> [EXERCISE REQUIREMENTS]: Drop every picture. Then return, exactly, the lines from the beginning of the listing below through the one containing "y_scale = alt.Scale(domain=[0, 1], nice=False)".

[BEGIN]

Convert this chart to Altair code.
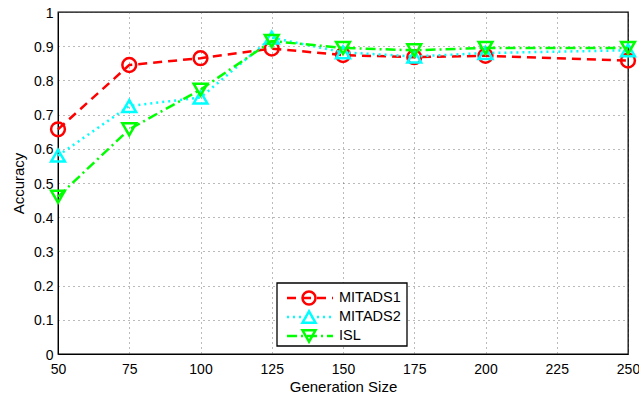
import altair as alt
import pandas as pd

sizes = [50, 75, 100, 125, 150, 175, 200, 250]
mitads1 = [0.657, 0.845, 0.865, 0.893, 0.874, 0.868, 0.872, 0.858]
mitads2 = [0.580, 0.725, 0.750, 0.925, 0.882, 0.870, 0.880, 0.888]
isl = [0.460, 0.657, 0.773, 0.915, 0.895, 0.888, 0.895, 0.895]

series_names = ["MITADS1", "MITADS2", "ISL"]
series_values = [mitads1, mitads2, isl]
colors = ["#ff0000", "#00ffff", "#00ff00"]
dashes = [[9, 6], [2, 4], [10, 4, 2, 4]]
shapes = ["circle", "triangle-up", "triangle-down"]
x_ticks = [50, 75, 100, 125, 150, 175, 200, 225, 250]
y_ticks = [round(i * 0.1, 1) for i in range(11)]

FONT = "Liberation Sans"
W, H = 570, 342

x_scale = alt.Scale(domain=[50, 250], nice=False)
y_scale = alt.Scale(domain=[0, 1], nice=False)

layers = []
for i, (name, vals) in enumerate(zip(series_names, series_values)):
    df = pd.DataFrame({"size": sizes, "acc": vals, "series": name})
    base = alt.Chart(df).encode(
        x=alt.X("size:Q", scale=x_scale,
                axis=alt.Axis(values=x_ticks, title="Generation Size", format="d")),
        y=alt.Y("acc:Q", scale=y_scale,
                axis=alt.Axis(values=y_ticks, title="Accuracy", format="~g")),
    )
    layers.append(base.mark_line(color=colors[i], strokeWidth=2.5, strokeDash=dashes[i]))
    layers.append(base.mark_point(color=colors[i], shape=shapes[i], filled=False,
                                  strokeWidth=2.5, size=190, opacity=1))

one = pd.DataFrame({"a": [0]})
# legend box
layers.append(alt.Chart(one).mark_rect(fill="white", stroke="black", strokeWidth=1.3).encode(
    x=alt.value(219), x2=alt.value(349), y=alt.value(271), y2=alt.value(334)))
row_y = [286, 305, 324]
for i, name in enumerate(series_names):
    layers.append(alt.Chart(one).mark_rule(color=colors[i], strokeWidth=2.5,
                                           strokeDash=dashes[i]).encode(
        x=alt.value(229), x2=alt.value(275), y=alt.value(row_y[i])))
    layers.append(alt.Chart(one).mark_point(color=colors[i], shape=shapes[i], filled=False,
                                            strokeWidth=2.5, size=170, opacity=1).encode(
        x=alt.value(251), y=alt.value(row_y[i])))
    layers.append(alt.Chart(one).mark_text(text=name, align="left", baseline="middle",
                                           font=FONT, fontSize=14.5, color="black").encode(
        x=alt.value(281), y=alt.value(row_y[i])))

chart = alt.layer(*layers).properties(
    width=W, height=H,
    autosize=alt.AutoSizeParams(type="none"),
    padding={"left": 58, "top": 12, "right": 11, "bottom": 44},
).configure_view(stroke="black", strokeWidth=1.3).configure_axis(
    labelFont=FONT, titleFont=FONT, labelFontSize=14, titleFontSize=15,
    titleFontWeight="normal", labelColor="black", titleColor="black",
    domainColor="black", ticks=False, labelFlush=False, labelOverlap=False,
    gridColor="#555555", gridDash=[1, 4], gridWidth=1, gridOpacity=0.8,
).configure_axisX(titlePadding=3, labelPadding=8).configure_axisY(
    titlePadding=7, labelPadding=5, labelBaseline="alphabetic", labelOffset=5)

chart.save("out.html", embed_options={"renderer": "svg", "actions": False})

[END]

> [OUTPUT FOR THIS TASK]:
Convert this chart to Altair code.
import altair as alt
import pandas as pd

sizes = [50, 75, 100, 125, 150, 175, 200, 250]
mitads1 = [0.657, 0.845, 0.865, 0.893, 0.874, 0.868, 0.872, 0.858]
mitads2 = [0.580, 0.725, 0.750, 0.925, 0.882, 0.870, 0.880, 0.888]
isl = [0.460, 0.657, 0.773, 0.915, 0.895, 0.888, 0.895, 0.895]

series_names = ["MITADS1", "MITADS2", "ISL"]
series_values = [mitads1, mitads2, isl]
colors = ["#ff0000", "#00ffff", "#00ff00"]
dashes = [[9, 6], [2, 4], [10, 4, 2, 4]]
shapes = ["circle", "triangle-up", "triangle-down"]
x_ticks = [50, 75, 100, 125, 150, 175, 200, 225, 250]
y_ticks = [round(i * 0.1, 1) for i in range(11)]

FONT = "Liberation Sans"
W, H = 570, 342

x_scale = alt.Scale(domain=[50, 250], nice=False)
y_scale = alt.Scale(domain=[0, 1], nice=False)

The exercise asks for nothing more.